Jeff Bridges Sales

13,197. In a country of 300 million.

That’s piss-poor. That shows you just can’t jam product down people’s throats anymore. The old game is dead. Good riddance.

But you say those sales still qualified Jeff’s album for #25 on the chart, which ain’t bad.

I’ll say, which way do you want to have it. Albums are dead, people would rather buy the single or stealing triumphs.

Or maybe people streamed the tracks on YouTube or Spotify and decided to pass.

That’s another thing that’s died. Buying on the come. The entertainment business is a carnival barker, enticing you to pay first before you see the man behind the curtain, who’s too often a disappointment. Now it’s try before you buy. People take the music out for a test spin, and unless it’s really damn good, they pass.

And if people aren’t buying albums, maybe we’re just not giving them what they want. Adele’s "21" is #2 on the chart after 25 weeks, she sold 80,018 copies in the last seven days for a cume of 3,061,539. That’s a good number in any era, and she’s still on the first single.

But for the sake of argument, let’s just say album sales have tanked. This just means you must take a more holistic approach to your career. You’ve got to make money in more arenas. You’ve got to have a career.

A career is developed over time, you create a bond with the artist, you want to see where he goes.

I’m interested in seeing what choices Jeff Bridges makes in films, but I could care less what he does in music. He’s never hooked me. The hype slid right off my back.

And we no longer know what the hook is. Oftentimes it’s a track, sometimes not even played on the radio. Sometimes it’s a gig, at a festival. Could be a video. Which is why you’ve got to be in the game to get lucky. You just can’t swoop down and steal all the eggs.

This change haunts the major labels. They can run a single up the chart but people still don’t want to see the act live, and that’s where the money is, sales are anemic.

And the Jonas Brothers and Miley Cyrus and Justin Bieber are fads. Only cool if you watch your budget and get out early, having made your money before investing too much in a nonexistent future.

It’s hard.

And music’s been easy for far too long. It’s been about people with relationships exploiting same. The head of the label hooks you up with songwriters and producers and gets your track on the radio and your album in the store, no one can compete. But now everybody can compete. And the public has choices.

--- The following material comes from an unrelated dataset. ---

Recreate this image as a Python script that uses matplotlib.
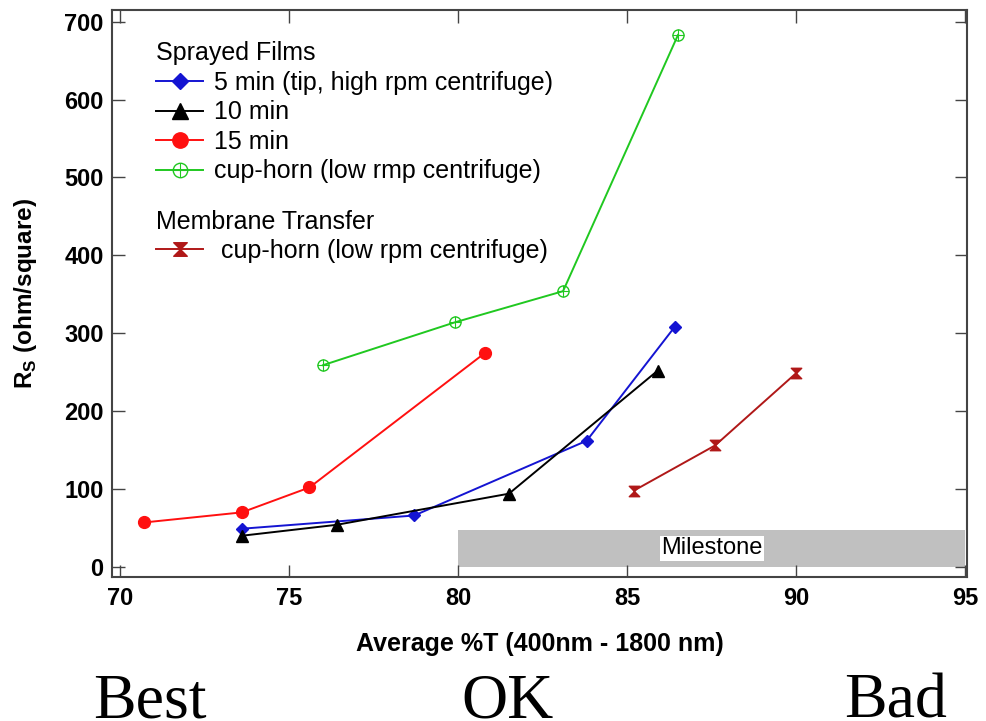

Let me put this in perspective. 13,197 albums sold is not even $130,000 net to the label. They’re deep in the red. Better to spend little in the advent and chase success than blow your wad and be instantly forgotten, like most of the movies that opened last week.

Music is not the movies. Music is about repeatability. The focus is on the artist. If you concentrate on a weekend instead of a decade, you’re screwed.

The Jeff Bridges hype is over. There’s one last television hurrah, on "Austin City Limits", a stab at authenticity and credibility for an audience which wants its artists to prove it to them, who reject interlopers like Bridges.

And then it’s completely over.

No one wants to see him, no one wants to listen to his music. Kaput.

There was not a media outlet that did not cover this release. From "USA Today" to the "New York Times". TV.

But no one cared.

Let this be a lesson to you.

The Internet has leveled the playing field, there is justice in the world.